-- start --

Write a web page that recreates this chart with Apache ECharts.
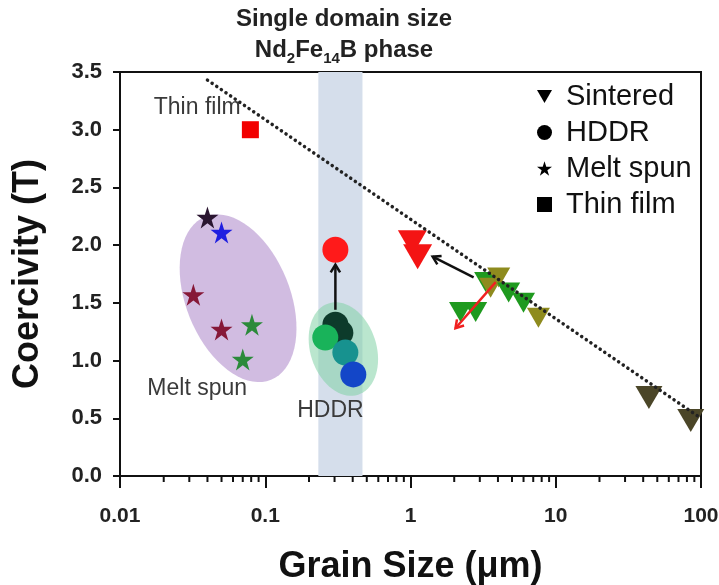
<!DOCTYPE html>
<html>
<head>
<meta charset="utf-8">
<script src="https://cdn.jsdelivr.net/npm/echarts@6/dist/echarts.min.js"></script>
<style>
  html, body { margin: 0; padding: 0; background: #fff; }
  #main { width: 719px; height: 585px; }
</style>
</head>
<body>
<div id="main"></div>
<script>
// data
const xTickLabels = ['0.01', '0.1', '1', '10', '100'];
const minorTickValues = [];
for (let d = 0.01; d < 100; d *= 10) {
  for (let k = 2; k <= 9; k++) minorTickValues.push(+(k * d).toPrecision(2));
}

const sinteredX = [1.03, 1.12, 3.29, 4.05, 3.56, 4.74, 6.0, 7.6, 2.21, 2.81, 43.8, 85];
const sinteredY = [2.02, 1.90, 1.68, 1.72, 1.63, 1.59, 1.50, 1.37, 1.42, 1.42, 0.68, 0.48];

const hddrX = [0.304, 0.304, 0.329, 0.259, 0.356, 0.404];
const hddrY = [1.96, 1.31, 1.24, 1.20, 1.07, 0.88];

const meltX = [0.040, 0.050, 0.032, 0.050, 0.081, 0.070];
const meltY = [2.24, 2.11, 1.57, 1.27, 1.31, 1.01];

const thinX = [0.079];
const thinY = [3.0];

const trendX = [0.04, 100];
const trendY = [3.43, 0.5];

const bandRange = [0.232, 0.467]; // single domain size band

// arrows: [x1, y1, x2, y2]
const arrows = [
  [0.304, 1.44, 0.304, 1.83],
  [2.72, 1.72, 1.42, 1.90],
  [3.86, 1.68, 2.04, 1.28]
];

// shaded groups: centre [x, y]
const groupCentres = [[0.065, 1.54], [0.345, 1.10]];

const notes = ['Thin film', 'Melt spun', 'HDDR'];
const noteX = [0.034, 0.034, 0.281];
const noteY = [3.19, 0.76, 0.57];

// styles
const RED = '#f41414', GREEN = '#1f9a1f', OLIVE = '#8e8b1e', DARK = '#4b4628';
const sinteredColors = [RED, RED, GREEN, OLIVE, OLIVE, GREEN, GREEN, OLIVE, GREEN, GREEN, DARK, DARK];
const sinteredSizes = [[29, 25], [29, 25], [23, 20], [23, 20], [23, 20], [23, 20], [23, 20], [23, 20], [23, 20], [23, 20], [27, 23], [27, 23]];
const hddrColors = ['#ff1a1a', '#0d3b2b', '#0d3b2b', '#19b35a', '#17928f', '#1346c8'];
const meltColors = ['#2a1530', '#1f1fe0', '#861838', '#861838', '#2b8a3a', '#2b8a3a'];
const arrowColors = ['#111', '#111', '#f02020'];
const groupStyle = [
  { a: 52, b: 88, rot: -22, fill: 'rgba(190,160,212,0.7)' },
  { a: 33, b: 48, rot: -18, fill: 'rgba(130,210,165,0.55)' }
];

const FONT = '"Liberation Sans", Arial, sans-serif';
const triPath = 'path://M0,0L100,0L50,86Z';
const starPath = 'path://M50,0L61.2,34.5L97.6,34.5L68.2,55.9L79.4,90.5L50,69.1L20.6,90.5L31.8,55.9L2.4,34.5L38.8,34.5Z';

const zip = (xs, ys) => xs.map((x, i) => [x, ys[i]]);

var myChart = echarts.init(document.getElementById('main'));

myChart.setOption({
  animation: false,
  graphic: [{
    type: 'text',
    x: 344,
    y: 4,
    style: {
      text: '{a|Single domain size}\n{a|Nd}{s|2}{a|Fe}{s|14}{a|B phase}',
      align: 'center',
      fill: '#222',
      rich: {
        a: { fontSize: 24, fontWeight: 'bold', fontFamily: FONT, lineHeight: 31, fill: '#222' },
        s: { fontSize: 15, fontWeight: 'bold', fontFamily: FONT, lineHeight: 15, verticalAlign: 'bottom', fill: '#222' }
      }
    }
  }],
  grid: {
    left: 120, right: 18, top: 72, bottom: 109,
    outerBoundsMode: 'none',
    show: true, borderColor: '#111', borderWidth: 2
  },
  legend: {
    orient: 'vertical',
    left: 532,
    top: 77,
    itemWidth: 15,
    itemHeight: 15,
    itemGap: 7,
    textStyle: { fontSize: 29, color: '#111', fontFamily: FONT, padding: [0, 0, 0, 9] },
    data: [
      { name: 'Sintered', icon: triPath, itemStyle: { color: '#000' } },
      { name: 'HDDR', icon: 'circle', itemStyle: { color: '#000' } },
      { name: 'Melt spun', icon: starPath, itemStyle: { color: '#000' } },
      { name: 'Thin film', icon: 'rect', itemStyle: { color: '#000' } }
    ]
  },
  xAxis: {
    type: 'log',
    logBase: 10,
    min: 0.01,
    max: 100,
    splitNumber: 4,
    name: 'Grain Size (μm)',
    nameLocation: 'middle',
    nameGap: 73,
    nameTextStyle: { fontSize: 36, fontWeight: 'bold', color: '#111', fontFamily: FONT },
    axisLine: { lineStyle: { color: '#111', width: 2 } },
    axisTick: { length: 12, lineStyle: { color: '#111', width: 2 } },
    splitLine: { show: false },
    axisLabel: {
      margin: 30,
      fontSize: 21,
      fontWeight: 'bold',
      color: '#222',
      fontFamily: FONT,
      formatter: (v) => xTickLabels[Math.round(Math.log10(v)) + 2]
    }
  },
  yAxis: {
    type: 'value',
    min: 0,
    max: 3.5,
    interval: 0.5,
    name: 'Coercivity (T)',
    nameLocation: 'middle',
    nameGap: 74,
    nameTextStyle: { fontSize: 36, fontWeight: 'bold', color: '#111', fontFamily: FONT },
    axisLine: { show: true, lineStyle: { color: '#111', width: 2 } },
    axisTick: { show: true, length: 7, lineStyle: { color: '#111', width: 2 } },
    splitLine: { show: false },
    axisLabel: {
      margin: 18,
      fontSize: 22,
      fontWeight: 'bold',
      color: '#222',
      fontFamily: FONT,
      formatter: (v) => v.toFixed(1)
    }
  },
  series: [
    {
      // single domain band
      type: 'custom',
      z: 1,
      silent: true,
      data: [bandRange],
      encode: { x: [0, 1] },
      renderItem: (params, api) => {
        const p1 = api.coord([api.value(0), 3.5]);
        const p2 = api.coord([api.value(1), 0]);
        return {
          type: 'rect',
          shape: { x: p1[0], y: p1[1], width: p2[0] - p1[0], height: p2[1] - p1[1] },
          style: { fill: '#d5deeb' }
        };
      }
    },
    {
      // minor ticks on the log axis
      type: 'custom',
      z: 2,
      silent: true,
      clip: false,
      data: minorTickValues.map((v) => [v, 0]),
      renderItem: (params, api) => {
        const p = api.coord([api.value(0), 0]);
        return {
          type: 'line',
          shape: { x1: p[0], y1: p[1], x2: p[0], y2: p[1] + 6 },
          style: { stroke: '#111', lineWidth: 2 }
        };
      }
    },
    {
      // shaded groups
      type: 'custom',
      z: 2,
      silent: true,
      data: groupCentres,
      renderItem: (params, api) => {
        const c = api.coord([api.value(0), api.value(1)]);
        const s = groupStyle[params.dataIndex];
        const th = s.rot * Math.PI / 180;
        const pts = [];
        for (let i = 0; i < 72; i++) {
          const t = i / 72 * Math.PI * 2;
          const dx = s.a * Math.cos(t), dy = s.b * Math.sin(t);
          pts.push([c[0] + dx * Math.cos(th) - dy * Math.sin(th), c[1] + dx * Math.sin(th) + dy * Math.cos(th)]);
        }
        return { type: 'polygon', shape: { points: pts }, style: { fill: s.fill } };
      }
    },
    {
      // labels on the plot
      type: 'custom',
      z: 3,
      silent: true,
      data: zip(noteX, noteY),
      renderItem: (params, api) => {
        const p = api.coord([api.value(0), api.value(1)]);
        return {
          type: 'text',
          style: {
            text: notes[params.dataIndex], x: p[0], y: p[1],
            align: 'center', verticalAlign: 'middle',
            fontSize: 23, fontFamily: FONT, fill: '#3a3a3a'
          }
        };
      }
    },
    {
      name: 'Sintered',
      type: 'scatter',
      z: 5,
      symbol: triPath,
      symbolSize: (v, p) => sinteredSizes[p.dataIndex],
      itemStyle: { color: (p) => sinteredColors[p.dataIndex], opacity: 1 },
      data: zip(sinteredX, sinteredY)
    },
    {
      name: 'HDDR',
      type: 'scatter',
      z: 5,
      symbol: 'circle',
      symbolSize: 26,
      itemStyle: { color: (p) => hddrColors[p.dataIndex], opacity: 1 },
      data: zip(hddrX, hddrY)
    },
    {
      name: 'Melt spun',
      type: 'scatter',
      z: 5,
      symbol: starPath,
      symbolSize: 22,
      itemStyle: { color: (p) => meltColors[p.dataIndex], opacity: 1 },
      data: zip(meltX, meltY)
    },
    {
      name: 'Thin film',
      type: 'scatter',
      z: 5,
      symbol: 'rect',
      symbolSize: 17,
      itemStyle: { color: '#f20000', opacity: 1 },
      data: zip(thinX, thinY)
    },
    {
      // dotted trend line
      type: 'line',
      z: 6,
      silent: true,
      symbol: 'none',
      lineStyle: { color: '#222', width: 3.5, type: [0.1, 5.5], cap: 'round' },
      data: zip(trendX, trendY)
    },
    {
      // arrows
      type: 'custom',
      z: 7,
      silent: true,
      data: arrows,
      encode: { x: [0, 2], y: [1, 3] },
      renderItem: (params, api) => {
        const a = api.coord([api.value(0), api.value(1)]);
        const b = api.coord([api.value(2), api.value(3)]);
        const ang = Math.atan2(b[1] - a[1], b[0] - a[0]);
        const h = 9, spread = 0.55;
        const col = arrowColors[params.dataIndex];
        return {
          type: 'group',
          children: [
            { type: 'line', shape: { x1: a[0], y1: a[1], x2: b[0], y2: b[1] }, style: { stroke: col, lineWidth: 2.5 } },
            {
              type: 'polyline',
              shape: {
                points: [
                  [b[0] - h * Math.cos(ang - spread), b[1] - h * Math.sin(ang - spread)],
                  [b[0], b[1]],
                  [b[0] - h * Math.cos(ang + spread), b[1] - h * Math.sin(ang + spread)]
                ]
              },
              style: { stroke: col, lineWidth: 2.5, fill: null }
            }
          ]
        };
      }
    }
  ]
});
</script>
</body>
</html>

-- end --

OBJECTIVE
Exactly reproduce the run of lines from the start of the listing through the line with "const noteY = [3.19, 0.76, 0.57];", inclusive; pictures are not copied.

WRITTEN RESPONSE
Write a web page that recreates this chart with Apache ECharts.
<!DOCTYPE html>
<html>
<head>
<meta charset="utf-8">
<script src="https://cdn.jsdelivr.net/npm/echarts@6/dist/echarts.min.js"></script>
<style>
  html, body { margin: 0; padding: 0; background: #fff; }
  #main { width: 719px; height: 585px; }
</style>
</head>
<body>
<div id="main"></div>
<script>
// data
const xTickLabels = ['0.01', '0.1', '1', '10', '100'];
const minorTickValues = [];
for (let d = 0.01; d < 100; d *= 10) {
  for (let k = 2; k <= 9; k++) minorTickValues.push(+(k * d).toPrecision(2));
}

const sinteredX = [1.03, 1.12, 3.29, 4.05, 3.56, 4.74, 6.0, 7.6, 2.21, 2.81, 43.8, 85];
const sinteredY = [2.02, 1.90, 1.68, 1.72, 1.63, 1.59, 1.50, 1.37, 1.42, 1.42, 0.68, 0.48];

const hddrX = [0.304, 0.304, 0.329, 0.259, 0.356, 0.404];
const hddrY = [1.96, 1.31, 1.24, 1.20, 1.07, 0.88];

const meltX = [0.040, 0.050, 0.032, 0.050, 0.081, 0.070];
const meltY = [2.24, 2.11, 1.57, 1.27, 1.31, 1.01];

const thinX = [0.079];
const thinY = [3.0];

const trendX = [0.04, 100];
const trendY = [3.43, 0.5];

const bandRange = [0.232, 0.467]; // single domain size band

// arrows: [x1, y1, x2, y2]
const arrows = [
  [0.304, 1.44, 0.304, 1.83],
  [2.72, 1.72, 1.42, 1.90],
  [3.86, 1.68, 2.04, 1.28]
];

// shaded groups: centre [x, y]
const groupCentres = [[0.065, 1.54], [0.345, 1.10]];

const notes = ['Thin film', 'Melt spun', 'HDDR'];
const noteX = [0.034, 0.034, 0.281];
const noteY = [3.19, 0.76, 0.57];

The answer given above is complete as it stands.